Let's break down the problem. We want to look at every group of 3 consecutive characters in s and check if they're all different. The most straightforward way is to check each possible substring of length 3. At first, you might think of generating all substrings, but since we only care about those of length 3, we can just slide a window of size 3 across the string. For each window, check if the three characters are unique. A brute-force approach would be to extract every substring and check for uniqueness by comparing each character. But we can optimize by noting that for just 3 characters, it's easy to compare them directly without extra data structures. If s is very long, we want to avoid unnecessary work. Luckily, checking three characters is constant time, so our sliding window approach is efficient.

Solution Approach

To solve this problem, we use a simple sliding window of size 3. Here’s how to approach it step by step:
  1. Initialize a counter variable to 0. This will store the number of valid substrings.
  2. Loop through the string from index 0 to len(s) - 3 + 1 (so that each window is of size 3).
  3. For each position, extract the substring of length 3.
  4. Check if all three characters in the substring are different.

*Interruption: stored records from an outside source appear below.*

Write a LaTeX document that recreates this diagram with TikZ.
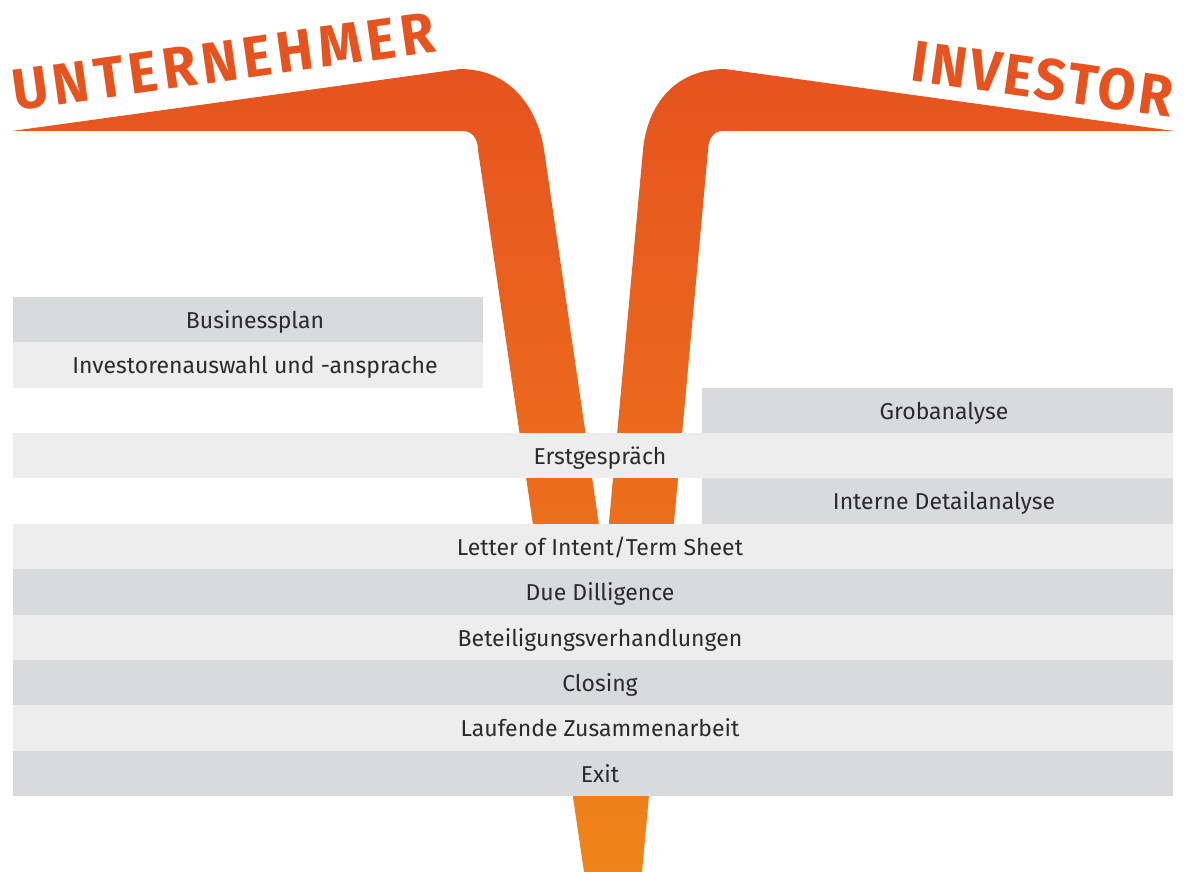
\documentclass[tikz,border=0pt]{standalone}
\usepackage{fontspec}
\setmainfont{Fira Sans}

\definecolor{armtop}{HTML}{E7531F}
\definecolor{armbot}{HTML}{EF8419}
\definecolor{rowdark}{HTML}{D9DADB}
\definecolor{rowlight}{HTML}{EDEDED}
\definecolor{rowtext}{HTML}{2B2B2B}

\tikzset{
	darkrow/.style={fill=rowdark},
	lightrow/.style={fill=rowlight},
	phase/.style={anchor=base, inner sep=0pt, text=rowtext, font=\fontsize{23}{26}\selectfont},
	party/.style={inner sep=0pt, text=armtop, font=\fontsize{58}{60}\selectfont\bfseries}
}

\begin{document}
\begin{tikzpicture}[x=1pt,y=-1pt]

	\useasboundingbox (0,0) rectangle (1186,872);
	\fill[white] (0,0) rectangle (1186,872);

	% the two arms, crossing below the table
	\shade[top color=armtop, bottom color=armbot]
	(12,131) -- (460,69)
	.. controls (512,69) and (538,110) .. (544,150)
	-- (605,566)
	-- (643,150)
	.. controls (647,106) and (674,69) .. (725,69)
	-- (1174,131) -- (722,131)
	.. controls (714,131) and (708,139) .. (708,150)
	-- (642,872) -- (584,872)
	-- (478,150)
	.. controls (478,139) and (472,131) .. (463,131)
	-- cycle;

	\node (un) [party, anchor=base west, rotate=8]
		at (15,111) {\addfontfeatures{FakeStretch=0.95,LetterSpace=9}UNTERNEHMER};
	\node (inv) [party, anchor=base east, rotate=-8]
		at (1170,117) {\addfontfeatures{FakeStretch=0.95,LetterSpace=5}INVESTOR};

	% rows
	\fill[darkrow] (13,297) rectangle (483,342.36);
	\fill[lightrow] (13,342.36) rectangle (483,387.72);
	\fill[darkrow] (702,387.72) rectangle (1173,433.08);
	\fill[lightrow] (13,433.08) rectangle (1173,478.44);
	\fill[darkrow] (702,478.44) rectangle (1173,523.8);
	\fill[lightrow] (13,523.8) rectangle (1173,569.16);
	\fill[darkrow] (13,569.16) rectangle (1173,614.52);
	\fill[lightrow] (13,614.52) rectangle (1173,659.88);
	\fill[darkrow] (13,659.88) rectangle (1173,705.24);
	\fill[lightrow] (13,705.24) rectangle (1173,750.6);
	\fill[darkrow] (13,750.6) rectangle (1173,795.96);

	\node (bp) [phase] at (255,328.5) {Businessplan};
	\node (ia) [phase] at (255,373.8) {Investorenauswahl und -ansprache};
	\node (ga) [phase] at (944,419.2) {Grobanalyse};
	\node (eg) [phase] at (600,464.6) {Erstgespräch};
	\node (da) [phase] at (944,509.9) {Interne Detailanalyse};
	\node (loi) [phase] at (600,555.3) {Letter of Intent/Term Sheet};
	\node (dd) [phase] at (600,600.6) {Due Dilligence};
	\node (bv) [phase] at (600,646) {Beteiligungsverhandlungen};
	\node (cl) [phase] at (600,691.4) {Closing};
	\node (lz) [phase] at (600,736.7) {Laufende Zusammenarbeit};
	\node (ex) [phase] at (600,782.1) {Exit};

\end{tikzpicture}
\end{document}
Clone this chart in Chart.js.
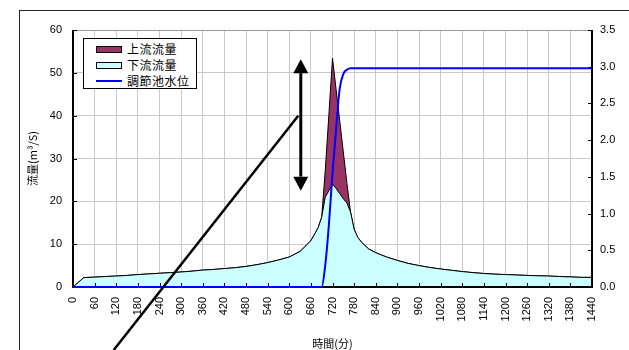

There are two main ways:
    • Compare each character directly (e.g., a != b && a != c && b != c).
    • Alternatively, put the characters in a set and see if its length is 3.
  5. If the substring is valid, increment your counter.
  6. After the loop, return the counter as your answer.
Why this works:
  • We only need to check substrings of length 3, so the window slides one character at a time.
  • Checking three characters for uniqueness is a constant-time operation.
  • No extra space is needed except for a counter and possibly a set of size 3.

Example Walkthrough

Let's walk through the input s = "xyzzaz".
  1. First window: "xyz"
    • Characters: x, y, z (all different)
    • Valid, count = 1
  2. Second window: "yzz"
    • Characters: y, z, z (z repeats)
    • Invalid, count remains 1
  3. Third window: "zza"
    • Characters: z, z, a (z repeats)
    • Invalid, count remains 1
  4. Fourth window: "zaz"
    • Characters: z, a, z (z repeats)
    • Invalid, count remains 1
  5. Fifth window: "az"
    • Not enough characters, so we stop.
Final count is 1.

Time and Space Complexity

  • Brute-force approach: If you generated all substrings and checked each for uniqueness, it would be O(n) for generating substrings (since each is size 3) and O(1) for checking uniqueness. So, overall O(n).
  • Optimized sliding window approach: Still O(n), because you check each window of size 3 once, and the check is constant time.
  • Space complexity: O(1), since at most you store three characters or a set of size 3.
Summary: Both time and space are efficient and scale linearly with the input size.

Summary

The key insight is that you only need to check each group of three consecutive characters for uniqueness, which is a simple and efficient operation. By sliding a window of size 3 and checking directly, you avoid unnecessary computation or memory usage. This makes the solution both easy to implement and optimal for performance.